Miércoles de Ceniza

 
   Parece que agachar la cabeza no está bien visto en nuestra sociedad. Es un gesto percibido como humillante, porque se confunde la humillación con la humildad. Sin embargo, este miércoles necesitamos inclinar la cabeza para recibir la ceniza. También nosotros participamos del mal y somos agentes difusores de sus virus malignos; todos en alguna ocasión hacemos lo contrario de lo que decimos, y dejamos de realizar bastante de lo que podríamos hacer en todos los órdenes: personal, familiar, social, comunitario, político… No es posible iniciar con provecho la Cuaresma sin humildad. Esta virtud olvidada nos hace conscientes de nuestras contradicciones y de la necesidad de achicar el “yo” para que quepa “Él”. Solo así podremos construir un “nosotros” solidario y abierto al otro. Caer en la cuenta de las propias miserias es un acto de realismo y, sobre todo, de sencillez evangélica.

   Hoy nos toca ser humildes, reconocer nuestra fragilidad y, sobre todo, ponernos a tiro de la gracia y el cariño de lo Alto, que hacen posible lo que nuestra flaqueza no conseguirá jamás, por más que se empeñe. Nosotros inclinamos la cabeza para ser capaces de mirar más al fondo de nuestro corazón, más allá y más arriba. No se trata de auto-flagelarnos o de una insana culpabilización. Agachar la cabeza es para nosotros, este miércoles de ceniza, un acto de responsabilidad y de reconocimiento para convertirnos, volver a Cristo y abrirnos solidariamente a los demás.

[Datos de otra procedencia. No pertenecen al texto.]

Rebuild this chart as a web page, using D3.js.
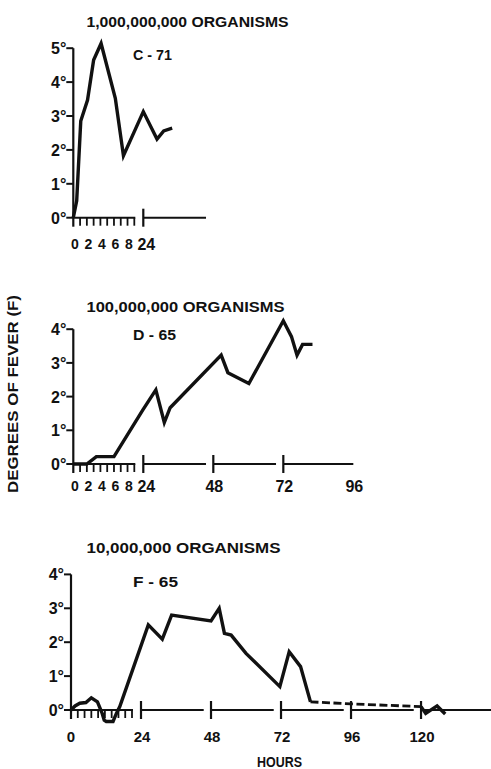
<!DOCTYPE html>
<html>
<head>
<meta charset="utf-8">
<script src="https://cdn.jsdelivr.net/npm/d3@7"></script>
<style>
  html, body { margin: 0; padding: 0; background: #fff; }
  svg { display: block; }
  text { font-family: "Liberation Sans", Arial, sans-serif; font-weight: bold; fill: #111; }
</style>
</head>
<body>
<svg id="chart" width="491" height="769"></svg>
<script>
// Fever response (degrees F above baseline) by hours after inoculation,
// for three doses of organisms.

// --- C-71: 1,000,000,000 organisms ---
const c71Hours = [0, 0.5, 1.1, 2.1, 3.0, 4.1, 6.2, 7.4, 24, 28.7, 31, 33.9];
const c71Temps = [0, 0.5, 2.85, 3.47, 4.65, 5.14, 3.52, 1.83, 3.13, 2.32, 2.56, 2.64];

// --- D-65: 100,000,000 organisms ---
const d65Hours = [0, 2, 3.4, 6, 23, 28.3, 31.2, 33.2, 50.7, 53, 60.2, 72, 74.8, 76.7, 78.6, 82];
const d65Temps = [0, 0, 0.22, 0.22, 1.6, 2.2, 1.23, 1.67, 3.23, 2.71, 2.39, 4.25, 3.78, 3.23, 3.55, 3.55];

// --- F-65: 10,000,000 organisms ---
const f65Hours = [0, 0.6, 1.3, 2.2, 3.0, 3.9, 4.6, 4.9, 5.2, 6.2, 6.7, 7.2, 26.5, 31.3, 34.5, 48, 50.8, 52.6, 54.9, 60, 71.6, 74.8, 78.7, 82.1];
const f65Temps = [0, 0.12, 0.2, 0.22, 0.36, 0.24, -0.1, -0.3, -0.34, -0.34, -0.1, 0.1, 2.51, 2.09, 2.8, 2.63, 3.0, 2.26, 2.21, 1.67, 0.69, 1.72, 1.28, 0.24];
// uncertain readings, drawn dashed
const f65DashHours = [82.1, 96, 120];
const f65DashTemps = [0.24, 0.18, 0.1];
const f65TailHours = [120, 121.6, 125.5, 128.3];
const f65TailTemps = [0.1, -0.1, 0.12, -0.12];

// --- axis ticks and labels ---
const hourTicks = [1, 2, 3, 4, 5, 6, 7, 8, 9];
const earlyLabels = [0, 2, 4, 6, 8];
const dayTicks = [24, 48, 72, 96, 120];
const panelDayLabels = [[24], [24, 48, 72, 96], [24, 48, 72, 96, 120]];
const panelAxisEnds = [45.5, 96, 144];
const panelDegreeMax = [5, 4, 4];
const panelTitles = ["1,000,000,000  ORGANISMS", "100,000,000  ORGANISMS", "10,000,000  ORGANISMS"];
const panelNames = ["C - 71", "D - 65", "F - 65"];
const yAxisTitle = "DEGREES OF FEVER (F)";
const xAxisTitle = "HOURS";

const toPoints = (hs, ts) => hs.map((h, i) => ({ h, t: ts[i] }));

// layout for each panel
const panels = [
  { x0: 73.3, yZero: 217.7, pxPerDeg: 33.9, titleY: 27, nameY: 60, tickLabelY: 250,
    series: [{ pts: toPoints(c71Hours, c71Temps) }], smallEarly: true },
  { x0: 73.3, yZero: 464, pxPerDeg: 33.7, titleY: 312, nameY: 340, tickLabelY: 492,
    series: [{ pts: toPoints(d65Hours, d65Temps) }], smallEarly: true },
  { x0: 71, yZero: 710, pxPerDeg: 33.9, titleY: 553, nameY: 587, tickLabelY: 742,
    series: [
      { pts: toPoints(f65Hours, f65Temps) },
      { pts: toPoints(f65DashHours, f65DashTemps), dashed: true },
      { pts: toPoints(f65TailHours, f65TailTemps) }
    ], smallEarly: false }
];

const svg = d3.select("#chart");

panels.forEach((p, i) => {
  const g = svg.append("g");
  const degMax = panelDegreeMax[i];
  const axisEnd = panelAxisEnds[i];

  // broken time axis: first hours stretched, then compressed days
  const x = d3.scaleLinear()
    .domain([0, 9, 24, 144])
    .range([p.x0, p.x0 + 61, p.x0 + 70, p.x0 + 70 + 120 * 2.917]);
  const y = d3.scaleLinear()
    .domain([0, degMax])
    .range([p.yZero, p.yZero - degMax * p.pxPerDeg]);

  const yTop = y(degMax);

  // y axis
  g.append("line")
    .attr("x1", x(0)).attr("x2", x(0))
    .attr("y1", yTop).attr("y2", p.yZero + 9)
    .attr("stroke", "#111").attr("stroke-width", 2.2);

  const degs = d3.range(0, degMax + 1);
  g.selectAll(".ytick").data(degs).join("line")
    .attr("x1", x(0) - 7).attr("x2", x(0))
    .attr("y1", d => y(d)).attr("y2", d => y(d))
    .attr("stroke", "#111").attr("stroke-width", 2);
  g.selectAll(".ylab").data(degs).join("text")
    .attr("x", x(0) - 7).attr("y", d => y(d) + 6)
    .attr("text-anchor", "end")
    .attr("font-size", 16)
    .text(d => d + "°");

  // early hours segment with hourly ticks
  g.append("line")
    .attr("x1", x(0)).attr("x2", x(9) + 1)
    .attr("y1", p.yZero).attr("y2", p.yZero)
    .attr("stroke", "#111").attr("stroke-width", 2);
  g.selectAll(".htick").data(hourTicks).join("line")
    .attr("x1", d => x(d)).attr("x2", d => x(d))
    .attr("y1", p.yZero).attr("y2", p.yZero + 8)
    .attr("stroke", "#111").attr("stroke-width", 1.8);

  // day segments
  const days = dayTicks.filter(d => d < axisEnd);
  g.selectAll(".dseg").data(days).join("line")
    .attr("x1", d => x(d))
    .attr("x2", d => x(d + 24 < axisEnd ? d + 21.5 : axisEnd))
    .attr("y1", p.yZero).attr("y2", p.yZero)
    .attr("stroke", "#111").attr("stroke-width", 2);
  g.selectAll(".dtick").data(days).join("line")
    .attr("x1", d => x(d)).attr("x2", d => x(d))
    .attr("y1", p.yZero - 9).attr("y2", p.yZero + 9)
    .attr("stroke", "#111").attr("stroke-width", 2.2);

  // tick labels
  if (p.smallEarly) {
    g.selectAll(".elab").data(earlyLabels).join("text")
      .attr("x", d => x(d) + 1.5).attr("y", p.tickLabelY - 1)
      .attr("text-anchor", "middle").attr("font-size", 14)
      .text(d => d);
  } else {
    g.append("text")
      .attr("x", x(0)).attr("y", p.tickLabelY)
      .attr("text-anchor", "middle").attr("font-size", 15)
      .text(0);
  }
  g.selectAll(".dlab").data(panelDayLabels[i]).join("text")
    .attr("x", d => x(d) + (d === 24 && p.smallEarly ? 3 : 1)).attr("y", p.tickLabelY)
    .attr("text-anchor", "middle").attr("font-size", p.smallEarly ? 16 : 15)
    .text(d => d);

  // titles
  g.append("text")
    .attr("x", 86.5).attr("y", p.titleY)
    .attr("font-size", 14)
    .attr("textLength", [202, 198, 194][i]).attr("lengthAdjust", "spacingAndGlyphs")
    .text(panelTitles[i]);
  g.append("text")
    .attr("x", 133).attr("y", p.nameY)
    .attr("font-size", 14)
    .attr("textLength", [39, 43, 45][i]).attr("lengthAdjust", "spacingAndGlyphs")
    .text(panelNames[i]);

  // fever curves
  const line = d3.line().x(d => x(d.h)).y(d => y(d.t));
  p.series.forEach(s => {
    g.append("path")
      .attr("d", line(s.pts))
      .attr("fill", "none")
      .attr("stroke", "#111")
      .attr("stroke-width", s.dashed ? 2.8 : 3.4)
      .attr("stroke-linejoin", "miter")
      .attr("stroke-dasharray", s.dashed ? "8,3.5" : null);
  });
});

// shared axis titles
svg.append("text")
  .attr("transform", "translate(18,394) rotate(-90)")
  .attr("text-anchor", "middle")
  .attr("font-size", 14)
  .attr("textLength", 198).attr("lengthAdjust", "spacingAndGlyphs")
  .text(yAxisTitle);

svg.append("text")
  .attr("x", 279.5).attr("y", 766.5)
  .attr("text-anchor", "middle")
  .attr("font-size", 14)
  .attr("textLength", 45).attr("lengthAdjust", "spacingAndGlyphs")
  .text(xAxisTitle);
</script>
</body>
</html>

  La liturgia de la Palabra de hoy nos invita a una conversión sincera. No se trata de un acto de  contrición puntual, sino de un proceso. Sabiamente, la liturgia milenaria de la Iglesia propone tres medios que ayudan en este camino cuaresmal para poder celebrar la Pascua, renacidos al hombre y a la mujer nueva. Llama la atención poderosamente la densidad de las tres prácticas: Una remite a la mismidad de Dios sin más mediaciones (la oración); la otra se dirige a nosotros mismos (el autocontrol); y la última tiene como destinatarios a los demás (la limosna solidaria). Constituyen ejercicios milenarios que han servido a personas de contextos bien diversos a caer en la cuenta de lo esencial.


   La oración
   Sin oración no nos ponemos a tiro de Dios, no podemos sentir su interpelación, ni experimentar su fuerza transformadora. Sin ella llenamos de rutina nuestra vida, ponemos el piloto automático y vivimos de las rentas aburrida y desapasionadamente, sin cuidar el vigor y la intensidad de una vida evangélica y significativa que solo regala el trato asiduo con el Señor. No se nos pide permanecer en éxtasis, ni siquiera ser buenos, estar muy sanos o mantenernos muy animados y optimistas. En la oración vale todo. Hasta el pecado. Nadie como Dios conoce nuestra intimidad y sus recovecos más sombríos. Lo malo es no dejar espacios para que, santos o pecadores, animados o aburridos, saludables o con achaques, disfrutemos de su Presencia entrañable en el interior de nuestro silencio, en su compañía por el camino, celebrada en la Iglesia, y en el compromiso de amor y justicia con nuestra humanidad.


   El ayuno-autocontrol 
   Si no sabemos decir “NO”, si no estamos dispuestos a renunciar a cosas, si no dominamos nuestras pasiones, si no jerarquizamos entre lo urgente y lo importante, si no damos ejemplo a quienes vienen detrás de que hay cosas que aunque se puedan hacer, no se deben hacer, y que por consiguiente, no serán hechas bajo ninguna circunstancia; si no somos capaces de ayunar más que para ganar silueta e imagen… poco creceremos como personas y como cristianos. Sin generosidad hacia los demás, sin gestos elocuentes de des-centramiento, sin hacer hueco a la irrupción del otro y sus necesidades en nuestras agendas y programaciones, no cabe seguimiento del Maestro ni participación en su “estilo”. En eso consiste el ayuno; en estar por encima de los requerimientos egoístas, harto más peligrosos cuanto más justificados y razonados se presentan (¡somos especialistas en justificarlo todo!) y en orientarlos hacia lo importante.



   La limosna
   No se trata tanto de lo que doy, como de dejar que irrumpa el otro como un “tú”. Ello, nuevamente, exige estar con un “yo” achicado. Es el que posibilita la ayuda solidaria que no humilla, la comunión de bienes que redistribuye riqueza, la solicitud para con las necesidades de los empobrecidos, el compromiso con la justicia, la transformación de la realidad mediante la participación social y política. Es una llamada a no pasar de largo ante el dolor del otro y a compartir con él los bienes (que en su sentido más radical, son de todos) y el tiempo, y a hacernos cómplices de las causas con las que está comprometido el Reinado de Dios.